= Abessive case =

Grammatical case

In linguistics, abessive (abbreviated abe or abess), caritive (abbreviated car) and privative (abbreviated priv) is the grammatical case expressing the lack or absence of the marked noun. In English, the corresponding function is expressed by the preposition without or by the suffix -less.

The name abessive is derived from abesse "to be away/absent", and is especially used in reference to Uralic languages. The name caritive is derived from carere "to lack", and is especially used in reference to Caucasian languages. The name privative is derived from privare "to deprive".

==In Afro-Asiatic languages==

===Somali===
In the Somali language, the abessive case is marked by -la'. For example:
magac "name"
magacla' "nameless"
dhar "clothes"
dharla' "clothesless," i.e., naked

==In Australian languages==

===Martuthunira===
In Martuthunira, the privative case is formed with either -wirriwa or -wirraa.

==In Uralic languages==

===Finnish===
In the Finnish language, the abessive case is marked by -tta for back vowels and -ttä for front vowels according to vowel harmony. For example:
raha "money"
rahatta "without money"
An equivalent construction exists using the word ilman and the partitive:
ilman rahaa "without money"
or, less commonly:
rahaa ilman "without money"
The abessive case of nouns is rarely used in writing and even less in speech, although some abessive forms are more common than their equivalent ilman forms:
tuloksetta "unsuccessfully, fruitlessly"
Itkin syyttä. "I cried for no reason."
The abessive is, however, commonly used in nominal forms of verbs (formed with the affix -ma- / -mä-):
puhu-ma-tta "without speaking"
osta-ma-tta "without buying"
välittä-mä-ttä "without caring"
Juna jäi tulematta. "The train didn't show up."
This form can often be replaced by using the negative form of the verb:
Juna ei tullut. "The train didn't show up."

It is possible to occasionally hear what is considered wrong usage of the abessive in Finnish, where the abessive and ilman forms are combined:
ilman rahatta
There is debate as to whether this is interference from Estonian.

===Estonian===

Estonian also uses the abessive, which is marked by -ta in both the singular and the plural:
(ilma) autota "without a car" (the preposition ilma "without" is optional)
Unlike in Finnish, the abessive is commonly used in both written and spoken Estonian.

The nominal forms of verbs are marked with the affix -ma- and the abessive marker -ta:
Rong jäi tulemata. "The train didn't show up."

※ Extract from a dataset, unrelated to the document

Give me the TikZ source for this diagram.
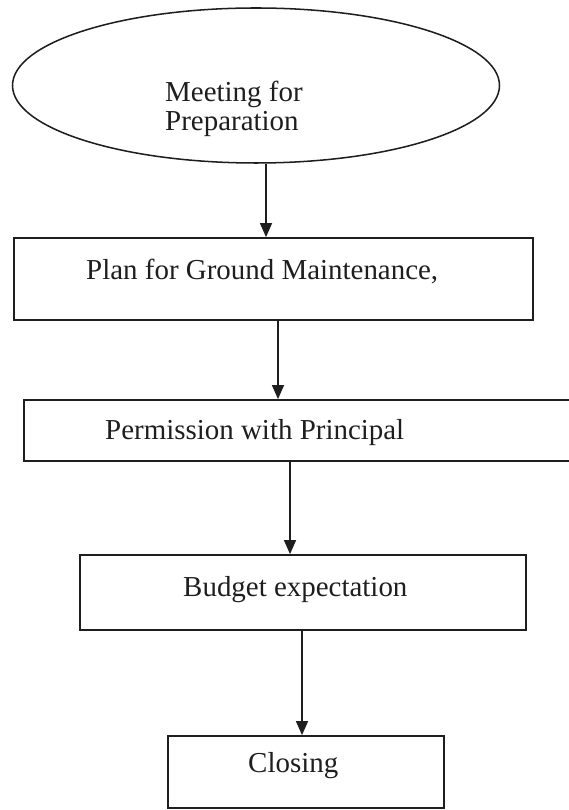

Tallinn has a pair of bars that play on the use of the comitative and abessive, the Nimeta baar (the nameless bar) and the Nimega baar (the bar with a name).

===Skolt Sami===

The abessive marker for nouns in Skolt Sámi is -tää or -taa in both the singular and the plural:
Riâkkum veäʹrtää. "I cried for no reason."
The abessive-like non-finite verb form (converb) is -ǩâni or -kani:
Son vuõʹlji domoi mainsteǩâni mõʹnt leäi puättam. "He/she went home without saying why he/she had come."
Unlike Finnish, the Skolt Sámi abessive has no competing expression for lack of an item.

===Inari Sami===

The abessive marker for nouns in Inari Sámi is -táá. The corresponding non-finite verb form is -hánnáá, -hinnáá or -hennáá.

===Other Sami languages===
The abessive is not used productively in the Western Sámi languages, although it may occur as a cranberry morpheme.

===Erzya===
In Erzya-Mordvin, the abessive case suffix is -(v)ťeme or -(v)tomo, e.g. pevťeme "endless", kudovtomo "homeless" etc.

===Hungarian===
In Hungarian, the abessive case is marked by -talan for back vowels and -telen for front vowels according to vowel harmony. Sometimes, with certain roots, the suffix becomes -tlan or -tlen. For example:
pénz "money"
pénztelen "without money"
haza "home(land)"
hazátlan "(one) without a homeland"
There is also the postposition nélkül, which also means without, but is not meant for physical locations.
Cukor nélkül iszom a teát. "I drink tea without sugar."
Testvér nélkül éltem. "I lived without siblings."
Eljöttél Magyarországra a testvéred nélkül? "Did you come to Hungary without your sibling?"

==In Mongolic languages==

===Mongolian===

In Mongolian, the privative suffix is -гүй (-güy). It is not universally considered to be a case, because the suffix does not conform to vowel harmony or undergo any stem-dependent orthographical variation. However, its grammatical function is the precise inverse of the comitative case, and the two form a pair of complementary case forms.